Juniper Civic grapples with unsightly eyesores

Juniper Civic grapples with unsightly eyesores

Juniper Park Civic Association Bob Holden said he and his organization are urging to the city to better respond to negligent property owners. File photo

Juniper Park Civic Association Bob Holden said he and his organization are urging to the city to better respond to negligent property owners. File photo

A Middle Village civic group called on the city to step up its enforcement in order to combat a series of eyesores, including graffiti and other community hazards.

Juniper Park Civic Association President Bob Holden said his group zeroed in on several properties in the Queens community at the group’s meeting last week with hopes of coaxing the Buildings Department to bulk up its response to negligent property owners. Issues like illegally parked vehicles, graffiti and vacant buildings have become a talking point for members of the group.

“We have a great deal of eyesores in this community that we have been working with the city to address,” Holden said.

The group wrote in its quarterly civic magazine The Juniper Berry about buildings where scaffolding once stood still sitting vacant and unattended to. The community has been pushing for the removal of the unsightly scaffolding for months, but civic leaders said they were only left with only another undesirable visual once it was finally removed earlier this year.

“The good would be the fact that the scaffolding has been removed, the bad relates to the fact that after two years nothing tangible was done to rehabilitate the buildings and the ugly deals with the reality that without the scaffolding the sealed and closed businesses look even more ominous,” the civic wrote in its newsletter.”

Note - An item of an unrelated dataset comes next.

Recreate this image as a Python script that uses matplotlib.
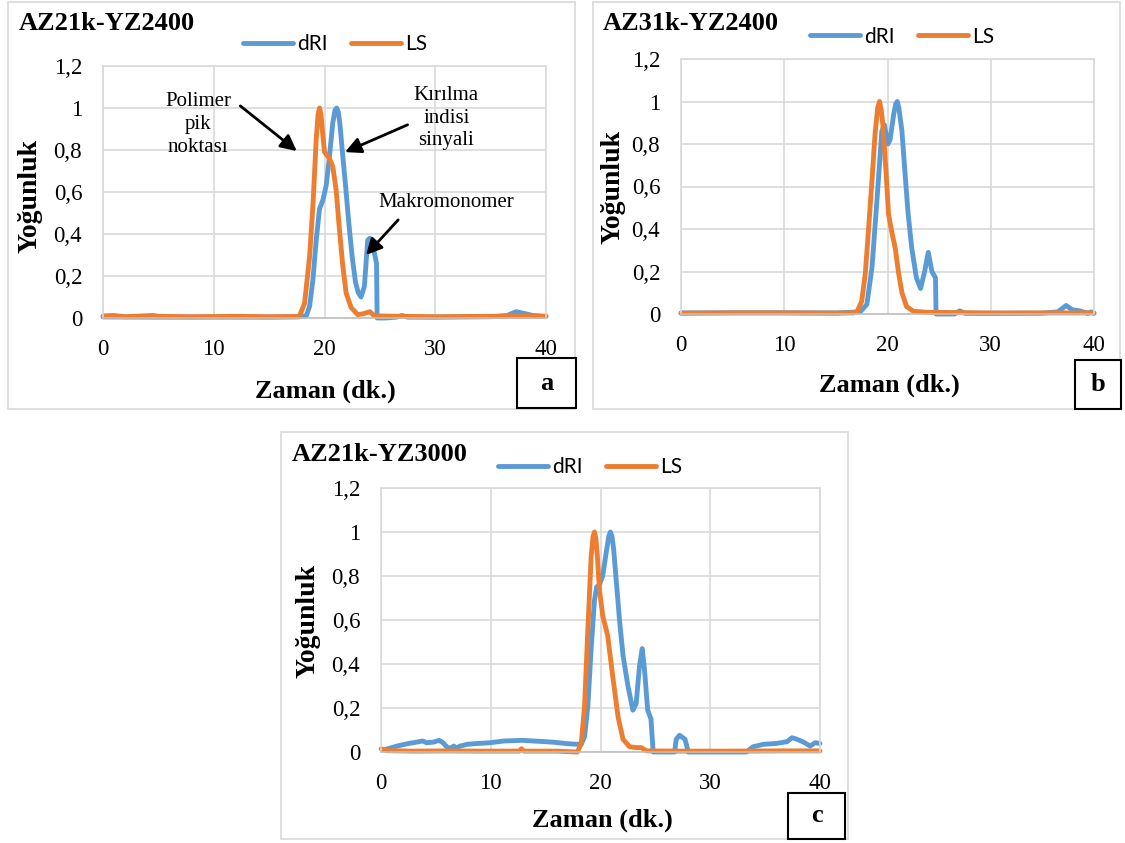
import matplotlib
matplotlib.use("Agg")
import matplotlib.pyplot as plt  # noqa: E402
from matplotlib.patches import Rectangle  # noqa: E402
from matplotlib.ticker import FuncFormatter  # noqa: E402

W, H = 1125, 843
BLUE, ORANGE = "#5B9BD5", "#ED7D31"
GRID, AXIS = "#D9D9D9", "#BFBFBF"
SERIF, SANS = "Liberation Serif", "Lato"

X_TICKS = [0, 10, 20, 30, 40]
Y_TICKS = [0, 0.2, 0.4, 0.6, 0.8, 1.0, 1.2]

# ---- panel a: AZ21k-YZ2400 ---------------------------------------------------
a_dri_t = [0, 5, 10, 15, 17.5, 18.35, 18.65, 18.95, 19.25, 19.55, 19.85, 20.15,
           20.45, 20.75, 20.95, 21.1, 21.25, 21.4, 21.6, 21.9, 22.2, 22.5, 22.8,
           23.05, 23.3, 23.6, 23.9, 24.1, 24.3, 24.5, 24.7, 24.75, 25.5, 26.5,
           27.0, 27.5, 30, 35, 36.5, 37.3, 38.0, 38.8, 40]
a_dri_y = [0.005, 0.004, 0.004, 0.004, 0.005, 0.01, 0.055, 0.18, 0.37, 0.52,
           0.56, 0.63, 0.77, 0.93, 0.99, 1.0, 0.98, 0.92, 0.80, 0.63, 0.45,
           0.29, 0.17, 0.12, 0.10, 0.15, 0.37, 0.38, 0.35, 0.31, 0.26, 0.0, 0.0,
           0.004, 0.012, 0.004, 0.004, 0.006, 0.012, 0.03, 0.022, 0.012, 0.008]
a_ls_t = [0, 1, 2, 4.5, 5, 8, 12, 15, 17.5, 17.75, 18.2, 18.65, 18.95, 19.25,
          19.42, 19.55, 19.68, 19.8, 20.0, 20.45, 20.75, 21.05, 21.35, 21.65,
          21.95, 22.4, 23.0, 23.5, 24.1, 24.5, 27, 30, 35, 40]
a_ls_y = [0.01, 0.012, 0.006, 0.012, 0.008, 0.006, 0.008, 0.006, 0.007, 0.01,
          0.07, 0.29, 0.53, 0.85, 0.97, 1.0, 0.97, 0.9, 0.79, 0.76, 0.72, 0.61,
          0.42, 0.25, 0.12, 0.05, 0.016, 0.02, 0.03, 0.01, 0.008, 0.006, 0.008,
          0.008]

# ---- panel b: AZ31k-YZ2400 ---------------------------------------------------
b_dri_t = [0, 5, 10, 15, 17.35, 18.0, 18.5, 19.0, 19.45, 19.7, 20.03, 20.25,
           20.6, 20.8, 20.95, 21.1, 21.4, 21.7, 22.0, 22.35, 22.8, 23.2, 23.6,
           23.95, 24.3, 24.65, 24.7, 26.5, 27.0, 27.5, 30, 35, 36.5, 37.3, 37.9,
           38.6, 39.4, 39.7, 40]
b_dri_y = [0.005, 0.006, 0.006, 0.005, 0.01, 0.045, 0.22, 0.55, 0.86, 0.89,
           0.80, 0.82, 0.94, 0.99, 1.0, 0.97, 0.86, 0.66, 0.47, 0.31, 0.17,
           0.12, 0.2, 0.29, 0.2, 0.17, 0.0, 0.0, 0.015, 0.003, 0.003, 0.004,
           0.01, 0.04, 0.02, 0.015, 0.003, 0.01, 0.003]
b_ls_t = [0, 5, 10, 15, 16.7, 17.05, 17.5, 17.85, 18.15, 18.5, 18.8, 19.05,
          19.23, 19.4, 19.55, 19.87, 20.1, 20.4, 20.75, 21.05, 21.4, 21.85,
          22.5, 23.8, 30, 40]
b_ls_y = [0.004, 0.005, 0.005, 0.004, 0.005, 0.01, 0.06, 0.19, 0.39, 0.63,
          0.85, 0.97, 1.0, 0.96, 0.89, 0.66, 0.47, 0.39, 0.31, 0.2, 0.1, 0.035,
          0.013, 0.008, 0.005, 0.005]

# ---- panel c: AZ21k-YZ3000 ---------------------------------------------------
c_dri_t = [0.45, 1.45, 2.45, 3.5, 3.8, 4.15, 4.8, 5.3, 5.65, 6.0, 6.3, 6.65,
           6.85, 7.2, 7.85, 8.85, 9.9, 11.2, 12.9, 13.9, 15.6, 16.95, 17.95,
           18.25, 18.55, 18.85, 19.15, 19.45, 19.65, 19.9, 20.2, 20.5, 20.75,
           20.9, 21.05, 21.2, 21.45, 21.75, 22.05, 22.5, 22.95, 23.25, 23.55,
           23.8, 24.0, 24.3, 24.6, 24.8, 26.75, 26.9, 27.2, 27.7, 28.0, 33.3,
           33.9, 34.85, 36.05, 37.0, 37.45, 37.9, 38.5, 39.1, 39.55, 40.0]
c_dri_y = [0.012, 0.027, 0.038, 0.047, 0.05, 0.042, 0.045, 0.053, 0.042, 0.023,
           0.017, 0.027, 0.017, 0.027, 0.035, 0.039, 0.042, 0.05, 0.053, 0.05,
           0.045, 0.038, 0.035, 0.035, 0.07, 0.21, 0.47, 0.69, 0.75, 0.76, 0.8,
           0.9, 0.98, 1.0, 0.98, 0.92, 0.77, 0.59, 0.44, 0.3, 0.19, 0.22, 0.39,
           0.47, 0.38, 0.19, 0.15, 0.0, 0.0, 0.058, 0.076, 0.058, 0.0, 0.0,
           0.024, 0.035, 0.039, 0.047, 0.065, 0.058, 0.045, 0.027, 0.042, 0.039]
c_ls_t = [0, 0.5, 3, 6, 9, 12.6, 12.8, 13.0, 16, 17.9, 18.25, 18.55, 18.85,
          19.15, 19.32, 19.45, 19.58, 19.7, 19.9, 20.2, 20.65, 21.1, 21.6,
          22.05, 22.65, 23.25, 23.7, 24.2, 27, 32, 36, 40]
c_ls_y = [0.015, 0.006, 0.004, 0.005, 0.004, 0.004, 0.015, 0.004, 0.004, 0.0,
          0.04, 0.21, 0.56, 0.89, 0.98, 1.0, 0.97, 0.9, 0.74, 0.62, 0.53, 0.35,
          0.16, 0.058, 0.024, 0.02, 0.02, 0.005, 0.004, 0.004, 0.005, 0.005]


def fx(x):
    return x / W


def fy(y):
    return 1 - y / H


def frame(fig, x0, y0, x1, y1, **kw):
    r = Rectangle((fx(x0), fy(y1)), fx(x1) - fx(x0), fy(y0) - fy(y1),
                  transform=fig.transFigure, **kw)
    fig.add_artist(r)


def comma(v, _):
    return ("%g" % round(v, 1)).replace(".", ",")


def panel(fig, p):
    frame(fig, *p["frame"], fill=False, ec=GRID, lw=1.2, zorder=0)
    l, t, r, b = p["axes"]
    ax = fig.add_axes([fx(l), fy(b), fx(r) - fx(l), fy(t) - fy(b)])
    line_kw = dict(lw=3.5, clip_on=False, solid_joinstyle="round",
                   solid_capstyle="round")
    ax.plot(p["dri"][0], p["dri"][1], color=BLUE, label="dRI", **line_kw)
    ax.plot(p["ls"][0], p["ls"][1], color=ORANGE, label="LS", **line_kw)
    ax.set_xlim(0, 40)
    ax.set_ylim(0, 1.2)
    ax.set_xticks(X_TICKS)
    ax.set_yticks(Y_TICKS)
    ax.yaxis.set_major_formatter(FuncFormatter(comma))
    ax.grid(color=GRID, lw=1.2)
    ax.set_axisbelow(True)
    for s in ax.spines.values():
        s.set_color(GRID)
        s.set_linewidth(1.2)
    ax.spines["bottom"].set_color(AXIS)
    ax.tick_params(length=0, labelsize=16.5, pad=15)
    for lab in ax.get_xticklabels() + ax.get_yticklabels():
        lab.set_fontfamily(SERIF)
    ax.legend(loc="center", bbox_to_anchor=p["legend"], ncol=2, frameon=False,
              prop={"family": SANS, "size": 15}, handlelength=2.4,
              handletextpad=0.2, columnspacing=1.1)

    tx, ty = p["title_at"]
    fig.text(fx(tx), fy(ty), p["title"], family=SERIF, weight="bold",
             size=19, ha="left", va="center")
    yx, yy = p["ylabel_at"]
    fig.text(fx(yx), fy(yy), "Yoğunluk", family=SERIF, weight="bold",
             size=20, rotation=90, ha="center", va="center")
    xx, xy = p["xlabel_at"]
    fig.text(fx(xx), fy(xy), "Zaman (dk.)", family=SERIF, weight="bold",
             size=19, ha="center", va="center")
    bx0, by0, bx1, by1 = p["tag_box"]
    frame(fig, bx0, by0, bx1, by1, fc="white", ec="black", lw=1.5, zorder=5)
    fig.text(fx((bx0 + bx1) / 2), fy((by0 + by1) / 2), p["tag"],
             family=SERIF, weight="bold", size=19, ha="center", va="center",
             zorder=6)
    return ax


fig = plt.figure(figsize=(W / 100, H / 100), dpi=100)

panels = [
    dict(frame=(8, 2, 575, 409), axes=(103, 66, 546, 318),
         dri=(a_dri_t, a_dri_y), ls=(a_ls_t, a_ls_y), legend=(0.524, 1.087),
         title="AZ21k-YZ2400", title_at=(19, 24), ylabel_at=(30, 196),
         xlabel_at=(325, 391), tag_box=(517, 358, 576, 408), tag="a"),
    dict(frame=(593, 2, 1120, 409), axes=(681, 59, 1094, 314),
         dri=(b_dri_t, b_dri_y), ls=(b_ls_t, b_ls_y), legend=(0.535, 1.088),
         title="AZ31k-YZ2400", title_at=(603, 24), ylabel_at=(613, 187),
         xlabel_at=(889, 385), tag_box=(1075, 360, 1121, 409), tag="b"),
    dict(frame=(281, 432, 848, 839), axes=(381, 488, 820, 752),
         dri=(c_dri_t, c_dri_y), ls=(c_ls_t, c_ls_y), legend=(0.476, 1.08),
         title="AZ21k-YZ3000", title_at=(292, 454), ylabel_at=(308, 621),
         xlabel_at=(602, 820), tag_box=(788, 793, 845, 839), tag="c"),
]
axes = [panel(fig, p) for p in panels]

# annotations on panel a
ax = axes[0]
txt = dict(family=SERIF, size=15, ha="center", va="center")
arrow = dict(arrowstyle="-|>", color="black", lw=2, mutation_scale=24,
             shrinkA=0, shrinkB=0)
ax.text(8.6, 0.92, "Polimer\npik\nnoktası", linespacing=1.3, **txt)
ax.text(31.0, 0.95, "Kırılma\nindisi\nsinyali", linespacing=1.25, **txt)
ax.text(31.0, 0.55, "Makromonomer", **txt)
ax.annotate("", xy=(17.5, 0.795), xytext=(12.4, 1.01), arrowprops=arrow)
ax.annotate("", xy=(21.85, 0.79), xytext=(27.5, 0.92), arrowprops=arrow)
ax.annotate("", xy=(23.75, 0.30), xytext=(26.65, 0.467), arrowprops=arrow)

fig.savefig("out.png", dpi=100)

It featured a string of mostly empty and dilapidated storefronts from 63rd Road to Dana Court in Rego Park that civic members said was in serious need of attention.

“There is no question that when there is this much blight in any neighborhood it is a prelude to further decay,” the civic said in a statement. “That means we all have to stay vigilant, elected officials as well as the local civic associations and not let these buildings deteriorate any further.

Holden also shed some light on different buildings throughout the community where it seemed as if owners were doing little to address eyesores like graffiti or illegally parked commercial vehicles.

Ken Lazar, a community liaison of the Buildings Department, said the city has been stepping up in issuing summonses to properties like the ones Holden had mentioned at his group’s civic meeting last week, but the civic leader argued that summonses have little effect if they are not followed up on.

Holden also noted a recent uptick in graffiti throughout the region, which officers from the 104th Precinct said has kept them busy over the last several weeks. The precinct even announced two graffiti arrests this week in connection with over 30 acts of vandalism throughout Middle Village and Ridgewood.

David Negron, 20, and Joseph Guilfoyle, 43, were two of the precinct’s latest graffiti arrests after 104th Captain Christopher Manson said officers have been stepping up their efforts in keeping the streets clean.

In an effort to combat any future acts of graffiti, Manson said it was important that business owners remain diligent in cleaning up any vandalized pieces of property before it spreads. Graffiti vandals are all about their tags, he said, and thrive off their work remaining visible.